Source code of charts:
******

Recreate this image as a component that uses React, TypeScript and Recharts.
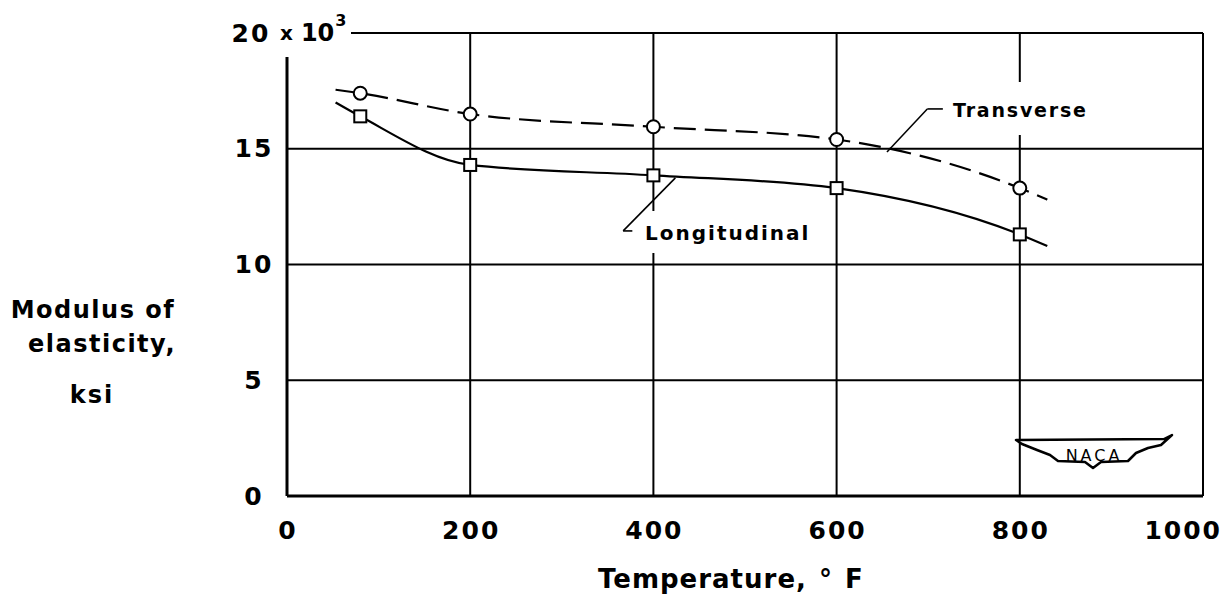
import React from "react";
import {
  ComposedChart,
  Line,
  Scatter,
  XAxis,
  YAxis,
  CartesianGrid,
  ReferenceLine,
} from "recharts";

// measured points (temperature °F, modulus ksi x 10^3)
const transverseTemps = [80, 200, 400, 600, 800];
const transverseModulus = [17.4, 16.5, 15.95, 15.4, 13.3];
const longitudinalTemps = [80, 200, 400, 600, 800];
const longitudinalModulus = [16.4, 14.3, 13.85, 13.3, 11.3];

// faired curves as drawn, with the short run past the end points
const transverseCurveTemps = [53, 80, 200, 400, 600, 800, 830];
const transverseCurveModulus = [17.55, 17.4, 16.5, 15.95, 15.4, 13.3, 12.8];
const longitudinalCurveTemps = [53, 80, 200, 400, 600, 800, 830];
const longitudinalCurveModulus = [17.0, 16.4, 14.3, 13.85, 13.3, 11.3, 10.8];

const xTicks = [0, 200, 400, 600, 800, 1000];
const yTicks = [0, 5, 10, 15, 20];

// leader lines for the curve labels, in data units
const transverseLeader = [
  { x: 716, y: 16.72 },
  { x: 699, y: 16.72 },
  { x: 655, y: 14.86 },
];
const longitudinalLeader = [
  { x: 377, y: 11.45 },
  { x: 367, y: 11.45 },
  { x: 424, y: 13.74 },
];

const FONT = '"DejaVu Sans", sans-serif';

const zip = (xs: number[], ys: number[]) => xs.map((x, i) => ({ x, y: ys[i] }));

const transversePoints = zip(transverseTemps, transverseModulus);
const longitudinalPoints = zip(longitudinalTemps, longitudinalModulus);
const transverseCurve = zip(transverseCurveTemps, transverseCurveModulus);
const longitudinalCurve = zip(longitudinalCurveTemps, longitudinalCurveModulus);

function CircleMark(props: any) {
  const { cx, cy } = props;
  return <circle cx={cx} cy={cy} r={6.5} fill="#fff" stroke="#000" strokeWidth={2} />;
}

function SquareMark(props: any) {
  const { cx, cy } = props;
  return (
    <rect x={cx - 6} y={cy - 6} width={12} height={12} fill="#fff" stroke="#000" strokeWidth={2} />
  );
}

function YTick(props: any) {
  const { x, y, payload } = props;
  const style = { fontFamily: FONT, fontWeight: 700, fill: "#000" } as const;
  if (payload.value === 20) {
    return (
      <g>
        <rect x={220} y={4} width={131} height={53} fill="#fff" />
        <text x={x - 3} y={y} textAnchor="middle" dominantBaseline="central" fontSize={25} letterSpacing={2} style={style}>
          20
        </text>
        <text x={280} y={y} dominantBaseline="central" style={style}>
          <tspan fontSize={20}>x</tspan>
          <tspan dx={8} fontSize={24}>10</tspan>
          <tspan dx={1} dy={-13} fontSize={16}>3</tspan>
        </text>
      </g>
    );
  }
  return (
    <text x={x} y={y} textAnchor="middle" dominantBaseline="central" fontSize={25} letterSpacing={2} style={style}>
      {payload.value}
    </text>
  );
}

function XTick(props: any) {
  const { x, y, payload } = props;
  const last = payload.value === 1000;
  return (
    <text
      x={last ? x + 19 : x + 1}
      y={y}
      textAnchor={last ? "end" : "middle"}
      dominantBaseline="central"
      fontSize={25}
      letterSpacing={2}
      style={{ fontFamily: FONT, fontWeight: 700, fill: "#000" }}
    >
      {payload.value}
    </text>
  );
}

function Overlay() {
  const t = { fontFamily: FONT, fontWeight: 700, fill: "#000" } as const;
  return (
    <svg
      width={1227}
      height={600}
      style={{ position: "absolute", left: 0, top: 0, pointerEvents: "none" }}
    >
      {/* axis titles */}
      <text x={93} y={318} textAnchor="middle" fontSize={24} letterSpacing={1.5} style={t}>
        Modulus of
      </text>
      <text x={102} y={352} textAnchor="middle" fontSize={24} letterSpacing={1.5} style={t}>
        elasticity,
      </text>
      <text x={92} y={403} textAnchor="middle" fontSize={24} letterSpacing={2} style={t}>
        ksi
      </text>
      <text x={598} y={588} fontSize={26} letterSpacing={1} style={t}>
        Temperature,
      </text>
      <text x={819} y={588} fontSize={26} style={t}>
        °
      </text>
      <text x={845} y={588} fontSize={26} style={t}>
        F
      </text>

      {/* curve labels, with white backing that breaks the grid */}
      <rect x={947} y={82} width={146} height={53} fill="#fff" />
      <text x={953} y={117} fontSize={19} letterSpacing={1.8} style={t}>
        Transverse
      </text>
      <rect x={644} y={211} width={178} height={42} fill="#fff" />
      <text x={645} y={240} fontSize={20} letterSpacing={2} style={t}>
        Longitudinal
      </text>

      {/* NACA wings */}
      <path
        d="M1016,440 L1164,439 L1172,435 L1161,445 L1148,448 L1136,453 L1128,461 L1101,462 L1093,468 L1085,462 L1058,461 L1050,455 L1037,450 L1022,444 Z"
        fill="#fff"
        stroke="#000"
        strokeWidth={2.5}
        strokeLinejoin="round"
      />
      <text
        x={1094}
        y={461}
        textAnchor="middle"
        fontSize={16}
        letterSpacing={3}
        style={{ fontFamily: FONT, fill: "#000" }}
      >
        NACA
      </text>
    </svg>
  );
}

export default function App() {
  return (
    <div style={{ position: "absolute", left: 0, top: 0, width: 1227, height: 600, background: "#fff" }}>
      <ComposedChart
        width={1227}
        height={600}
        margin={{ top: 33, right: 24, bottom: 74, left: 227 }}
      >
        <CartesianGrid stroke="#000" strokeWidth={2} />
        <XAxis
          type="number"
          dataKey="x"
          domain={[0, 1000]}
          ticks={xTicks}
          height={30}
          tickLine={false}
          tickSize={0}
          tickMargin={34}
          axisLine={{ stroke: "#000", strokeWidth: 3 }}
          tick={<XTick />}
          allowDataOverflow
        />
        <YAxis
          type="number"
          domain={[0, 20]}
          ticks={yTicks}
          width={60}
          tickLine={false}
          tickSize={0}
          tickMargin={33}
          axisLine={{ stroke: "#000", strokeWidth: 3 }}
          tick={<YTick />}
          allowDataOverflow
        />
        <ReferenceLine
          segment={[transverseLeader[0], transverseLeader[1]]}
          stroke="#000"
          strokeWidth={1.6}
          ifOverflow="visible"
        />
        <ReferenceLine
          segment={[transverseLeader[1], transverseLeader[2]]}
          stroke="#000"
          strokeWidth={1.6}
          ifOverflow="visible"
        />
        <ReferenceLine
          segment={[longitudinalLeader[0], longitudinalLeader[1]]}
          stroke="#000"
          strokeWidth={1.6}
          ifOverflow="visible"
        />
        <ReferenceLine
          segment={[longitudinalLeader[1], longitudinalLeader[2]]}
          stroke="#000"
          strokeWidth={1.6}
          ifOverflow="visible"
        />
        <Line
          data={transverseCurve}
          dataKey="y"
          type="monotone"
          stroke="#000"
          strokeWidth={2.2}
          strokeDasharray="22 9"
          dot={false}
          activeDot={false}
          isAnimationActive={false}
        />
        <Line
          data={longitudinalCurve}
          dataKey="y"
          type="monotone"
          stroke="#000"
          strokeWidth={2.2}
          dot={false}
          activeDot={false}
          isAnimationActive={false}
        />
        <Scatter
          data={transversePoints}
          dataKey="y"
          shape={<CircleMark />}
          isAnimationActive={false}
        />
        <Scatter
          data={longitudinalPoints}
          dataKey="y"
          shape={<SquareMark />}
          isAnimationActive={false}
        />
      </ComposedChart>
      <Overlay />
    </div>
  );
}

******

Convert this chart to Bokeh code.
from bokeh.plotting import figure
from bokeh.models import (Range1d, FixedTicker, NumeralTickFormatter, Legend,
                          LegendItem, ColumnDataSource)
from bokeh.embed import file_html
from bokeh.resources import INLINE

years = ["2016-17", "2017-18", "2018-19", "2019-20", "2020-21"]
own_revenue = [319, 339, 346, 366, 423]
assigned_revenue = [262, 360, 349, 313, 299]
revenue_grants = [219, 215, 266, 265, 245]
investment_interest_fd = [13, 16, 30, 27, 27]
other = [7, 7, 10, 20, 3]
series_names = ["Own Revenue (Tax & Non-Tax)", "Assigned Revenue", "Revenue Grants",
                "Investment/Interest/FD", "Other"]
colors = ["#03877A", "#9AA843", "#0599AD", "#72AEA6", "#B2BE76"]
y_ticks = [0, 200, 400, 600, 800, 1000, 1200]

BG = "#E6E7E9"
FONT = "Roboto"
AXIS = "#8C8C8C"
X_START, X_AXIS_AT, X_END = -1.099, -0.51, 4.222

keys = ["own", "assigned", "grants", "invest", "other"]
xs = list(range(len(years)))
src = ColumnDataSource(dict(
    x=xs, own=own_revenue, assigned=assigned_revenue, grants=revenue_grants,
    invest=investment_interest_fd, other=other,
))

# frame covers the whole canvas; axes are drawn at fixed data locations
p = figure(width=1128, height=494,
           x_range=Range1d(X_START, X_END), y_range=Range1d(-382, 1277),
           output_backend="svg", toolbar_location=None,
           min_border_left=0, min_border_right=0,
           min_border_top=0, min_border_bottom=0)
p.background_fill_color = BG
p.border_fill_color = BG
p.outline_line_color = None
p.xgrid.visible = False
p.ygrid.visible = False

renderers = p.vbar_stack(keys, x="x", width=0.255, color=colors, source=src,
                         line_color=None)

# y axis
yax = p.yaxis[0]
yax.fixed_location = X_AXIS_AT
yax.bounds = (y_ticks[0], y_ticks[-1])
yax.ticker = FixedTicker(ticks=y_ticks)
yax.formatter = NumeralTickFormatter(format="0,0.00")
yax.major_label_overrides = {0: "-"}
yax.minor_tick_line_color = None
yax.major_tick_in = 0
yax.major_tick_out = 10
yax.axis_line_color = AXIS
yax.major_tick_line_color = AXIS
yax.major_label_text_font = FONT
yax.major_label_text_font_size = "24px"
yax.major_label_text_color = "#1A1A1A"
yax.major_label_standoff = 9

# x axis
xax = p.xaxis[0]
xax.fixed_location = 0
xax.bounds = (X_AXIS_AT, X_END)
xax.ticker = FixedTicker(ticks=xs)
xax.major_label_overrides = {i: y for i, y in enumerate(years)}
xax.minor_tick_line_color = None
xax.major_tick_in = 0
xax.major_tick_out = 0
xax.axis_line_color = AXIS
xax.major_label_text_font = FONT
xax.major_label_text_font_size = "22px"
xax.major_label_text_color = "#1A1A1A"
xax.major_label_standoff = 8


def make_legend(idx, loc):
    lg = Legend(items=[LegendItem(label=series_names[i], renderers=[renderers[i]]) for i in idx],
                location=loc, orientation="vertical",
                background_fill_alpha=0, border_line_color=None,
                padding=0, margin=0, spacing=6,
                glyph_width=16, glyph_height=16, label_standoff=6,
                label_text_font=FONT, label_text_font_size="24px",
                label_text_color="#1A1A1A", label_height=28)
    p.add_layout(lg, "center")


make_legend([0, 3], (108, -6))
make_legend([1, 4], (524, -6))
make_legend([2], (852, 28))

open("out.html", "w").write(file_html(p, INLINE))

******

### TO BE DONE
Copy nothing but the lines above from the one with "Recreate this image" to the one with "const longitudinalModulus = [16.4, 14.3, 13.85, 13.3, 11.3];", inclusive, word for word. Leave every picture out.

### SOLUTION FOR THIS EXERCISE
Recreate this image as a component that uses React, TypeScript and Recharts.
import React from "react";
import {
  ComposedChart,
  Line,
  Scatter,
  XAxis,
  YAxis,
  CartesianGrid,
  ReferenceLine,
} from "recharts";

// measured points (temperature °F, modulus ksi x 10^3)
const transverseTemps = [80, 200, 400, 600, 800];
const transverseModulus = [17.4, 16.5, 15.95, 15.4, 13.3];
const longitudinalTemps = [80, 200, 400, 600, 800];
const longitudinalModulus = [16.4, 14.3, 13.85, 13.3, 11.3];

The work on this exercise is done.